Dans les années 90, le volume de courrier transporté par chemin de fer diminua régulièrement. Il y eut aussi une politique de séparation des services de courrier et de colis introduite par la Deutsche Post et la technologie grandissante des centres de tri. L’Allemagne passa ainsi entre de 1994 à 1998 de 83 à 33 centres de courrier et de tri des colis. De plus, pour la Deutsche Post, le manque d’itinéraires rapides pour le saut de nuit a rendu le transport du courrier par chemin de fer peu attractif. En France, au début des années 90, avec la mise en service de machines de tri automatique, le tri manuel, qui se faisait de nuit dans les wagons, fut supprimé. Du même coup, le transport ferroviaire perdait son seul avantage pour ne conserver que ses inconvénients ­ lenteur et rigidité. En 1991, la Poste française décidait de transférer progressivement les services du rail vers la route.
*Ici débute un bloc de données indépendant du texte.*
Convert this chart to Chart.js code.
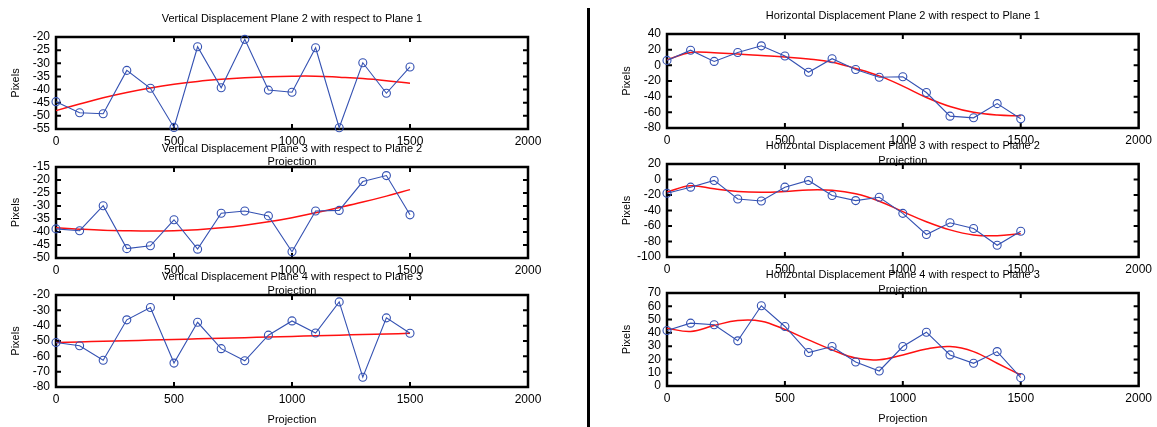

La Grande-Bretagne y croit encore
Dans les années 1980, le transport du courrier par rail avait acquis la réputation d’être peu fiable, le courrier arrivant souvent en retard. En réponse, British Rail conçut ‘Rail Express Systems’ (RES) pour mieux répondre aux besoins de Royal Mail. Au milieu des années 1990, une nouvelle stratégie audacieuse pour transporter le courrier par rail fut élaborée. «Railnet» a été développé pour faciliter le traitement en vrac du courrier en ayant des dépôts spécialement construits pour le tri des trains et le transfert des sacs de courrier vers et depuis le réseau routier. Ce projet de 150 millions de livres sterling financé par Royal devait être « à la pointe de la technologie, prévu pour des économies d’échelle » afin de traiter efficacement de gros volumes de courrier, dixit les documents d’époque. Nous sommes juste une année avant la privatisation de British Rail. À la fin de 1993, Royal Mail signit un contrat de 13 ans avec ‘Rail Express Systems’ (un contrat intérimaire de trois ans, puis un accord de dix ans une fois le «hub» achevé) pour faire circuler les trains à partir de son nouveau «hub», connu sous le nom de London Distribution Centre (LDC, maintenant mieux connu sous le nom de Princess Royal Distribution Center) et construit à Stonebridge Park, près de Wembley.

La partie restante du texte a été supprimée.